Los Angeles: Gay Fantasia, Lesbian Wasteland

Imagine, you are a young gay girl with a recently acquired a fake I.D., ready to go out on the town. You’re already half way to the lesbian bar when you realize you’re dressed like Jodie Foster from Taxi Driver. The one time you’re supposed to dress gay and you don’t do it! Oh well. You finally get there, and the lights are out and the door is boarded up. You do some recon and find out it closed in 2017. Fine, a ladies night at a gay bar will do. There are plenty of those and you’re not picky. Sounds like a blast. 

You arrive pre-buzzed from the dirt-cheap tequila in your fanny pack, you spritzed some salt-spray in your mullet, and you brought your most committed drinking buddy. All the dominos are set for a perfect night. But something is strange about this scene. There are plenty of gay women–the buzz cuts, tats and leather say that much. What’s off? Is it the bored look in their eyes? Is it that a gaggle of gay men have taken over the dance floor to do obnoxiously performative ballroom dance routines? Is it the eight dollar pilsner? Maybe. But it’s something more than that. 

When I think ladies’ night, I think of that creepy ploy straight dive bars pull to get chicks in the doors (and a way for a girl to score a cheap strawberry daiquiri).  At ladies nights at gay bars, we don’t even get discounted drinks! Lesbians need their spaces to play. But it seems those spaces no longer exist in Los Angeles. 

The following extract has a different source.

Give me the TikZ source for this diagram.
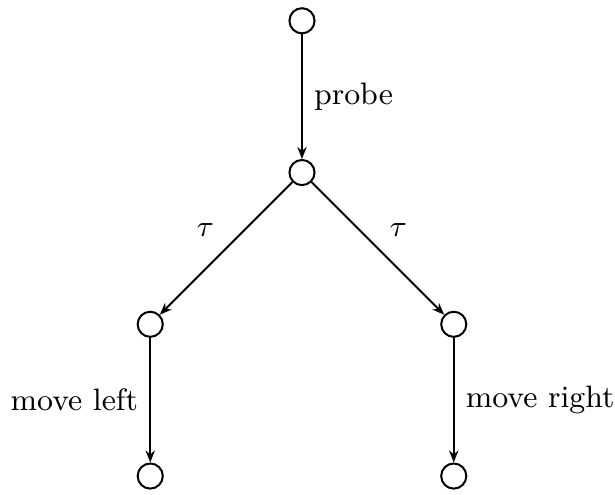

The first known lesbian bar in Los Angeles is the working class If Club, opened in 1947. It wasn’t just a butch lesbian bar, as working men in their fourties were also drawn to the welcoming vibe of the If Club. The crowd was masculine and racially diverse. But this wasn’t the only type of girl-on-girl hang-out opening up in this era. There were upscale cocktail lounges, private beach clubs, along with the stereotypical butch dive. 

It’s hard to imagine such a variety of lesbian bars in Los Angeles. While there are at least seventeen bars for gay men in LA, the very last Los Angeles lesbian bar went out of business in 2017. 

The Oxwood was a 45 year old institution opened by Betty “Tuck” Sutherland. It was open longer than any other lesbian bar in the U.S, and it seemed like it never changed. It attracted middle-aged working class women and catered to trans women. Zachary Drucker, a producer on “Transparent” described it as “a space for queer trans women without the pressures of men entering the space as potential partners…” It was a true intersectional sanctuary, like many of the lost lesbian bars were. 

Why is it that spaces specifically catered to queer women go out of business so often? While male-centered gay spaces seem prolific, lesbian bars haven’t stayed afloat–especially tanking in the last five years. While the wage gap seems like an obvious answer, it’s still unclear why are they’re dropping like flies.

One theory is that lesbians just don’t go out as much as gay men do. This would be explained by the wage gap, which would force lesbians to be a bit more thrifty than gay men. It’s crossed my mind that gay women just don’t like to party as much as gay men, that we just want to stay home and read Eileen Myles’ new book and drink Yogi tea. But MAYBE if the spaces for us to go crazy existed, we would get out a little more! I know that if there was a bar with some silly name like Darlene’s with some tacky wall art, cheap beer, a jukebox, a bartender named Gil, and it was full of lesbians? I’d be hungover all the time. But alas, the death of the lesbian bar is upon us, and in its place is ladies night at gay bars—a hit or miss, borderline condescending practice. That said, I will still go to them. Because where else am I gonna get to drink a pilsner in a room with fifty women in work shirts?